Outsourcing at Texas A&M… and my personal experiences in public schools
Today’s NYTimes features an article on how Texas A&M plans to save mega-bucks by outsourcing food service and janitorial services. As a public school administrator I can identify with the the quandary the administrators face: they are not in the business of managing a large restaurant enterprise or in the business of maintaining acres of land and facilities (though arguably if they offer programs in hotel management and agriculture they could develop learning experiences that might help offset some of the high costs).
My personal experience is that outsourcing food services has been almost always a “win”. In the districts I led where we outsourced we were able to expand choices— including healthy choices— for students while lowering our operating costs by virtue of the bulk purchasing that was available to food service groups. Like Texas A&M, we were able to retain the existing work force at their current wage levels for a pre-determined time level. The only aspect that gave me some level of concern was that the new hires were often paid less and the “frozen wages” often diminished if the veteran staff stayed on. On a mega-scale, then, I was contributing to the wage suppression that I’ve written about as a negative elsewhere.

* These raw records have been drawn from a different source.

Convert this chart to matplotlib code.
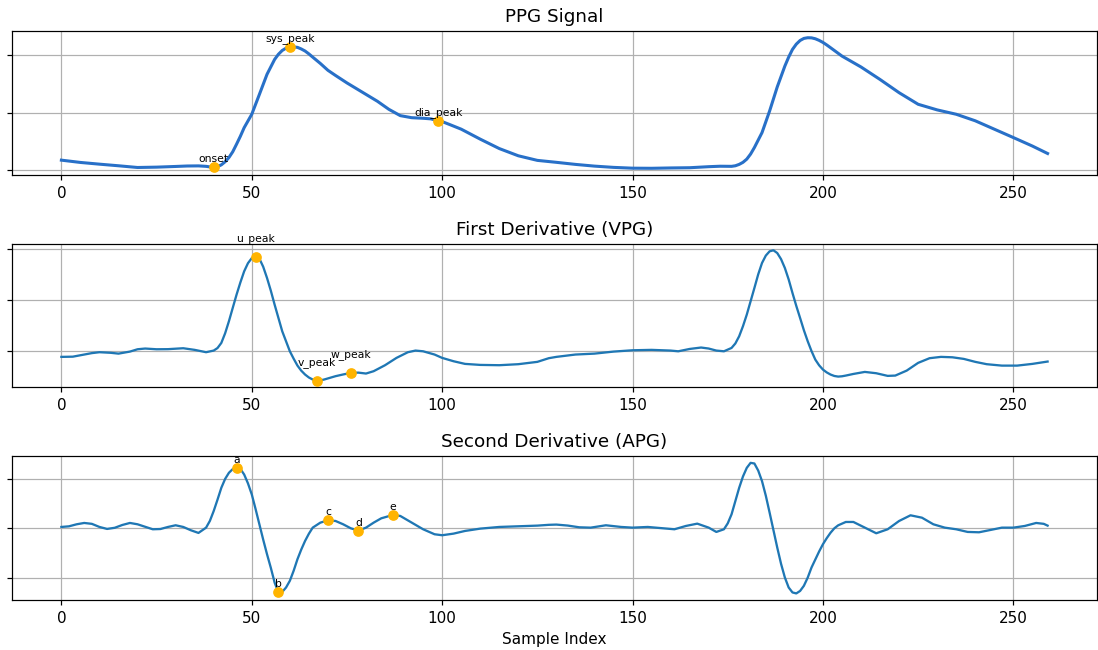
import matplotlib
matplotlib.use("Agg")
import matplotlib.pyplot as plt
from matplotlib.ticker import MultipleLocator

DPI = 110
MARKER_COLOR = "#FFB400"

# PPG signal (sample index, amplitude)
ppg_x = [0, 5, 10, 15, 20, 25, 30, 33, 36, 38, 39, 40, 41, 42, 43, 44, 45, 46, 47, 48,
	50, 52, 54, 56, 57, 58, 59, 60, 61, 62, 63, 64, 65, 66, 68, 70, 72, 75, 78, 80,
	83, 86, 89, 92, 95, 97, 99, 100, 102, 105, 110, 115, 120, 125, 130, 135, 140, 145, 150, 155,
	160, 165, 170, 173, 176, 177, 178, 179, 180, 181, 182, 184, 186, 188, 190, 191, 192, 193, 194, 195,
	196, 197, 198, 199, 200, 201, 202, 205, 210, 215, 220, 225, 230, 235, 240, 245, 250, 255, 259]
ppg_y = [0.087, 0.067, 0.052, 0.038, 0.023, 0.026, 0.032, 0.036, 0.037, 0.033, 0.028, 0.023, 0.03, 0.046, 0.073, 0.11, 0.16, 0.226, 0.295, 0.37,
	0.487, 0.66, 0.835, 0.965, 1.01, 1.043, 1.063, 1.072, 1.074, 1.07, 1.056, 1.038, 1.013, 0.985, 0.93, 0.87, 0.825, 0.76, 0.70, 0.66,
	0.60, 0.53, 0.475, 0.457, 0.452, 0.447, 0.43, 0.423, 0.397, 0.357, 0.27, 0.188, 0.125, 0.085, 0.068, 0.05, 0.035, 0.024, 0.017, 0.016,
	0.019, 0.021, 0.03, 0.034, 0.033, 0.038, 0.05, 0.068, 0.096, 0.14, 0.197, 0.327, 0.516, 0.725, 0.907, 0.985, 1.052, 1.098, 1.13, 1.148,
	1.154, 1.153, 1.145, 1.131, 1.113, 1.091, 1.067, 0.994, 0.899, 0.79, 0.675, 0.574, 0.525, 0.487, 0.43, 0.357, 0.284, 0.21, 0.145]

# first derivative (VPG)
vpg_x = [0, 3, 5, 8, 10, 13, 15, 18, 20, 22, 25, 28, 32, 35, 38, 40, 41, 42, 43, 44,
	45, 46, 47, 48, 49, 50, 51, 52, 53, 54, 55, 56, 58, 60, 61, 62, 63, 64, 65, 66,
	67, 68, 69, 72, 74, 76, 78, 80, 82, 85, 88, 91, 93, 95, 98, 100, 103, 106, 110, 115,
	120, 125, 128, 130, 135, 140, 145, 150, 155, 160, 162, 165, 168, 170, 172, 174, 176, 177, 178, 179,
	180, 181, 182, 183, 184, 185, 186, 187, 188, 189, 190, 191, 192, 193, 194, 195, 196, 197, 198, 199,
	200, 201, 202, 203, 204, 205, 206, 208, 211, 214, 217, 219, 222, 225, 228, 231, 234, 237, 240, 243,
	247, 251, 255, 259]
vpg_y = [-0.062, -0.06, -0.046, -0.025, -0.016, -0.022, -0.03, -0.01, 0.013, 0.02, 0.013, 0.014, 0.023, 0.007, -0.016, 0.0, 0.025, 0.075, 0.17, 0.289,
	0.42, 0.55, 0.67, 0.78, 0.86, 0.91, 0.92, 0.905, 0.825, 0.715, 0.59, 0.452, 0.19, -0.007, -0.08, -0.148, -0.198, -0.236, -0.265, -0.285,
	-0.298, -0.293, -0.285, -0.252, -0.235, -0.22, -0.217, -0.226, -0.203, -0.144, -0.072, -0.016, 0.0, -0.007, -0.039, -0.072, -0.105, -0.131, -0.141, -0.144,
	-0.134, -0.111, -0.075, -0.062, -0.039, -0.03, -0.01, 0.003, 0.007, 0.0, -0.007, 0.016, 0.03, 0.02, 0.0, -0.007, 0.026, 0.07, 0.141, 0.24,
	0.354, 0.485, 0.616, 0.75, 0.862, 0.935, 0.977, 0.987, 0.96, 0.9, 0.813, 0.7, 0.567, 0.44, 0.321, 0.2, 0.092, -0.005, -0.089, -0.145,
	-0.187, -0.215, -0.236, -0.25, -0.256, -0.253, -0.246, -0.23, -0.21, -0.223, -0.249, -0.246, -0.197, -0.121, -0.075, -0.062, -0.066, -0.082, -0.111, -0.134,
	-0.148, -0.148, -0.131, -0.108]

# second derivative (APG)
apg_x = [0, 2, 4, 6, 8, 10, 12, 14, 16, 18, 20, 22, 24, 26, 28, 30, 32, 34, 36, 38,
	39, 40, 41, 42, 43, 44, 45, 46, 47, 48, 49, 50, 51, 52, 53, 54, 55, 56, 57, 58,
	59, 60, 61, 62, 63, 64, 65, 66, 68, 70, 72, 74, 76, 78, 80, 82, 84, 87, 89, 92,
	95, 98, 100, 103, 106, 110, 115, 120, 125, 128, 130, 133, 136, 139, 143, 147, 150, 154, 158, 161,
	164, 167, 170, 172, 174, 175, 176, 177, 178, 179, 180, 181, 182, 183, 184, 185, 186, 187, 188, 189,
	190, 191, 192, 193, 194, 195, 196, 197, 198, 199, 200, 201, 202, 203, 204, 206, 208, 211, 214, 217,
	220, 223, 226, 229, 232, 235, 238, 241, 244, 247, 250, 253, 256, 258, 259]
apg_y = [0.027, 0.04, 0.081, 0.108, 0.09, 0.027, -0.013, 0.01, 0.067, 0.108, 0.081, 0.03, -0.02, -0.015, 0.027, 0.061, 0.027, -0.04, -0.094, 0.013,
	0.15, 0.35, 0.58, 0.82, 1.0, 1.125, 1.2, 1.225, 1.205, 1.09, 0.91, 0.687, 0.39, 0.081, -0.23, -0.525, -0.8, -1.1, -1.3, -1.29,
	-1.2, -1.064, -0.86, -0.626, -0.43, -0.256, -0.11, 0.013, 0.114, 0.162, 0.148, 0.081, 0.0, -0.047, 0.013, 0.114, 0.202, 0.269, 0.25, 0.114,
	-0.02, -0.121, -0.141, -0.108, -0.054, -0.007, 0.027, 0.04, 0.054, 0.07, 0.075, 0.055, 0.02, 0.013, 0.061, 0.027, 0.013, 0.027, 0.0, -0.02,
	0.047, 0.094, 0.013, -0.074, -0.02, 0.1, 0.283, 0.55, 0.82, 1.05, 1.225, 1.326, 1.313, 1.17, 0.956, 0.66, 0.316, -0.04, -0.39, -0.72,
	-0.997, -1.2, -1.3, -1.32, -1.27, -1.165, -1.0, -0.795, -0.63, -0.47, -0.323, -0.2, -0.09, 0.0, 0.06, 0.128, 0.128, 0.013, -0.101, -0.02,
	0.148, 0.263, 0.215, 0.081, 0.013, -0.02, -0.074, -0.081, -0.034, 0.013, 0.013, 0.047, 0.108, 0.09, 0.054]

# fiducial points (label, sample index)
ppg_points = [("onset", 40), ("sys_peak", 60), ("dia_peak", 99)]
vpg_points = [("u_peak", 51), ("v_peak", 67), ("w_peak", 76)]
apg_points = [("a", 46), ("b", 57), ("c", 70), ("d", 78), ("e", 87)]


def plot_panel(ax, xs, ys, points, title, color, lw, step, offset):
	ax.plot(xs, ys, color=color, linewidth=lw)
	for label, idx in points:
		y = ys[xs.index(idx)]
		ax.plot(idx, y, "o", color=MARKER_COLOR, markersize=6, zorder=3)
		ax.annotate(label, (idx, y), xytext=(0, offset), textcoords="offset points",
			ha="center", va="bottom", fontsize=7)
	ax.set_title(title)
	ax.yaxis.set_major_locator(MultipleLocator(step))
	ax.set_yticklabels([])
	ax.grid(True)


def main():
	fig, axes = plt.subplots(3, 1, figsize=(1098 / DPI, 650 / DPI), dpi=DPI)

	plot_panel(axes[0], ppg_x, ppg_y, ppg_points, "PPG Signal", "#2870c8", 2, 0.5, 2)
	plot_panel(axes[1], vpg_x, vpg_y, vpg_points, "First Derivative (VPG)", "#1f77b4", 1.5, 0.5, 8.5)
	plot_panel(axes[2], apg_x, apg_y, apg_points, "Second Derivative (APG)", "#1f77b4", 1.5, 1.0, 2)
	axes[2].set_xlabel("Sample Index")

	plt.subplots_adjust(left=0.011, right=0.999, top=0.952, bottom=0.077, hspace=0.48)
	plt.savefig("out.png", dpi=DPI)

main()
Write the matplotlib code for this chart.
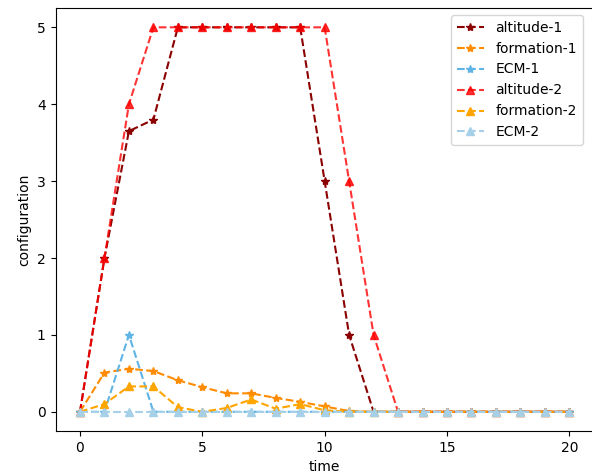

My personal experience in outsourcing custodial services has universally been poor. When the services were outsourced, the for-profit organizations cut corners in cleaning, hired staff members who lacked the pride in the facilities that the “old guard” had, and required us to institute inflexible guidelines for building use that resulted in complications with PTAs, community groups, and school organizations. This was despite the initial support or indifference to the “new” program that was going to save lots of money.
Finally, unlike the Texas A&M plan, our savings did not get redirected to new programs or expansion of existing programs: they were inevitably used to “save the taxpayers” money. The result, in the case of the facilities management, was ultimately NO savings and new headaches… and in the case of Food Services marginal savings and no change whatsoever to our efforts to improve our major mission of providing a quality education to students.